Pour responsabiliser davantage les entreprises bénéficiaires, leur part de financement de la CIG sera augmentée, celle des autres entreprises réduite en conséquence. La CIG ne pourra plus être utilisée en cas d’arrêt définitif de l’activité. Le chômage partiel permanent « à zéro heure de travail » sera interdit à partir de fin 2017. Les secteurs qui ne participent pas à la CIG doivent créer des fonds de solidarité paritaires. 


Ce n’est pas seulement sur l’allègement de la protection légale des CDI que le gouvernement a compté pour inciter à la création massive de CDI, mais il a assorti cette mesure d’allègements fiscaux et de cotisations, de façon à rendre une embauche en CDI financièrement plus attractive pour l’employeur qu’une embauche en CDD. Fin 2014, la loi de finances pour 2015 a supprimé pour les CDI la part salariale de l’impôt régional sur les activités productives (Irap), une sorte de taxe professionnelle, réduisant le montant de cet impôt d’environ un tiers. En plus, elle a totalement supprimé les cotisations patronales pour les nouvelles embauches en CDI durant l’année 2015, pendant trois ans et jusqu’à un plafond de 8 060 euros par an – un montant nettement supérieur à ce que coûterait à l’employeur un licenciement après trois ans. La mesure a été reconduite en 2015 pour les embauches en CDI durant 2016, mais avec une exonération réduite à 40 % pour une durée de seulement deux ans. 
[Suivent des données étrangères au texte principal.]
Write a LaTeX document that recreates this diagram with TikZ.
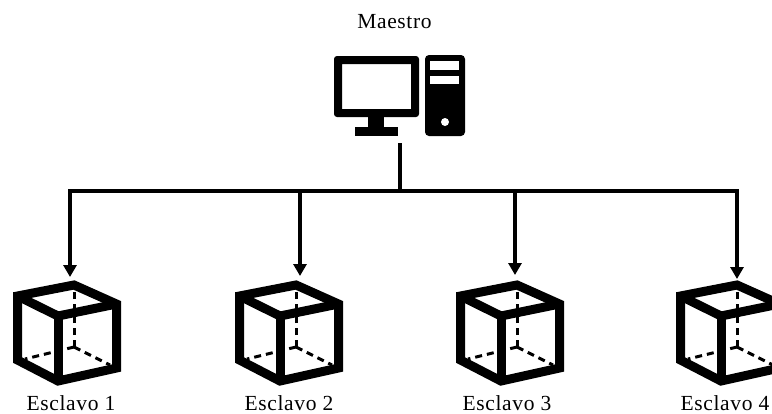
\documentclass[tikz,border=0pt]{standalone}
\usepackage{fontspec}
\setmainfont{Liberation Serif}[LetterSpace=3]
\usetikzlibrary{arrows.meta}
\tikzset{
  x=1pt,y=-1pt,
  label text/.style={font=\fontsize{21.5}{25}\selectfont,inner sep=0pt,anchor=base},
  link/.style={line width=4pt,black},
  arrowlink/.style={link,-{Triangle[length=12pt,width=13pt]}},
  cube solid/.style={line width=9pt,line join=miter,miter limit=4},
  cube dash/.style={line width=3pt,dash pattern=on 7pt off 5pt},
  cube/.pic={
    \draw[cube dash] (74,347) -- (74,288);
    \draw[cube dash] (74,347) -- (25,359);
    \draw[cube dash] (74,347) -- (110,365);
    \draw[cube solid] (74,285) -- (17.5,296) -- (17.5,360) -- (58,381) -- (116.5,368) -- (116.5,304) -- cycle;
    \draw[cube solid] (17.5,296) -- (58,316) -- (116.5,304);
    \draw[cube solid] (58,316) -- (58,381);
  }
}
\begin{document}
\begin{tikzpicture}
\useasboundingbox (0,0) rectangle (772,413);
% computer
\fill[rounded corners=3pt,even odd rule] (334,56) rectangle (419,117) (342,64) [sharp corners] rectangle (411,109);
\fill (368,116) rectangle (384,128);
\fill (355,127) rectangle (398,136);
\fill[rounded corners=4pt] (425,55) rectangle (465,136);
\fill[white] (430,61) rectangle (459,70);
\fill[white] (430,76) rectangle (459,84);
\fill[white] (445,122) circle (4);
% labels
\node[label text] (maestro) at (394.5,28) {Maestro};
\node[label text] (e1) at (71,410.5) {Esclavo 1};
\node[label text] (e2) at (289,410.5) {Esclavo 2};
\node[label text] (e3) at (507,410.5) {Esclavo 3};
\node[label text] (e4) at (725,410.5) {Esclavo 4};
% cubes
\pic at (0,0) {cube};
\pic at (222,0) {cube};
\pic at (443,0) {cube};
\pic at (663,0) {cube};
% connectors
\coordinate (m) at (400,143);
\coordinate (j) at (400,191);
\coordinate (b1) at (70,191);
\coordinate (b2) at (300,191);
\coordinate (b3) at (515,191);
\coordinate (b4) at (737,191);
\coordinate (c1) at (70,277);
\coordinate (c2) at (300,276);
\coordinate (c3) at (515,275);
\coordinate (c4) at (737,279);
\draw[link] (m) -- (j);
\draw[link] ([xshift=-2pt]b1) -- ([xshift=2pt]b4);
\draw[arrowlink] ([yshift=-2pt]b1) -- (c1);
\draw[arrowlink] (b2) -- (c2);
\draw[arrowlink] (b3) -- (c3);
\draw[arrowlink] ([yshift=-2pt]b4) -- (c4);
\end{tikzpicture}
\end{document}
Les premiers bilans des effets du Jobs Act montrent une incidence très importante de ces allègements sur l’évolution de l’emploi, plus importante que les effets attendus des allègements réglementaires. Selon une étude de deux chercheurs de la Banque d’Italie sur les embauches en Vénétie entre janvier 2013 et juin 2015 (Sestito, Viviano, 2016), environ la moitié des embauches ont été motivées par les incitations du gouvernement. 40 % des embauches sont attribuables aux allègements fiscaux, mais seulement 5 % à la réduction du coût du licenciement contenue dans le Jobs Act (mais en « combinaison » avec les allègements fiscaux).


Malgré ces incitations fiscales, la part des CDI dans l’emploi n’a pas durablement augmenté, contrairement à ce qu’a fait croire le gouvernement en utilisant des données non corrigées des variations saisonnières. Selon une évaluation des effets du Jobs Act par des universitaires de Pise (Fana et al., 2015), la part des CDI dans les nouvelles embauches continue à rester minoritaire par rapport aux CDD. En 2015, il y a juste eu deux pics d’embauches en CDI, en janvier lors de l’entrée en vigueur de la Loi de finances, puis en décembre lors de l’annonce que le taux de réduction fiscale serait réduit en 2016. Cela montre un comportement d’aubaine de la part d’entreprises qui ont d’abord reporté les embauches pour pouvoir bénéficier de la suppression annoncée des cotisations, puis les ont avancées, apprenant que les réductions fiscales allaient baisser de moitié l’année suivante (Fana et al., 2016). L’entrée en vigueur du Jobs Act en mars 2015 n’a en revanche eu aucun effet pour contrecarrer la nouvelle montée de la part des CDD. On observe en 2015 une croissance de l’emploi (100 000 créations nettes) et une baisse concomitante du taux de chômage de 12,7 % à 11,9 %. Cela est dû essentiellement à une modeste reprise de la croissance italienne en 2015. Selon les prévisions, cette croissance est appelée à fléchir de nouveau à partir de la seconde moitié de 2016. La croissance de l’emploi a encore continué au premier semestre 2016, mais en même temps le nombre de chômeurs est reparti à la hausse et le taux de chômage dépasse de nouveau 12 %. Selon les données publiées en septembre 2016 par le ministère du Travail, le nombre des licenciements durant le premier semestre 2016 est en hausse de 7 % par rapport au premier semestre 2015. Certes, le nombre total de cessations de contrat a diminué de 312 000 et le solde entre entrées et sorties reste pour le moment positif. Cela est en partie dû à la diminution du nombre de résiliations de contrats à la demande d’un salarié, probablement en raison de la crainte de perdre la protection de l’article 18 en cas de changement d’employeur. Ici, le Jobs Act a donc eu un effet contraire à celui escompté, en ralentissant la mobilité des travailleurs. Il faudrait attendre la fin de la période d’exonération en 2017 pour voir si les nouveaux emplois créés grâce à la suppression des cotisations sont durables ou si les employeurs vont de nouveau s’en débarrasser.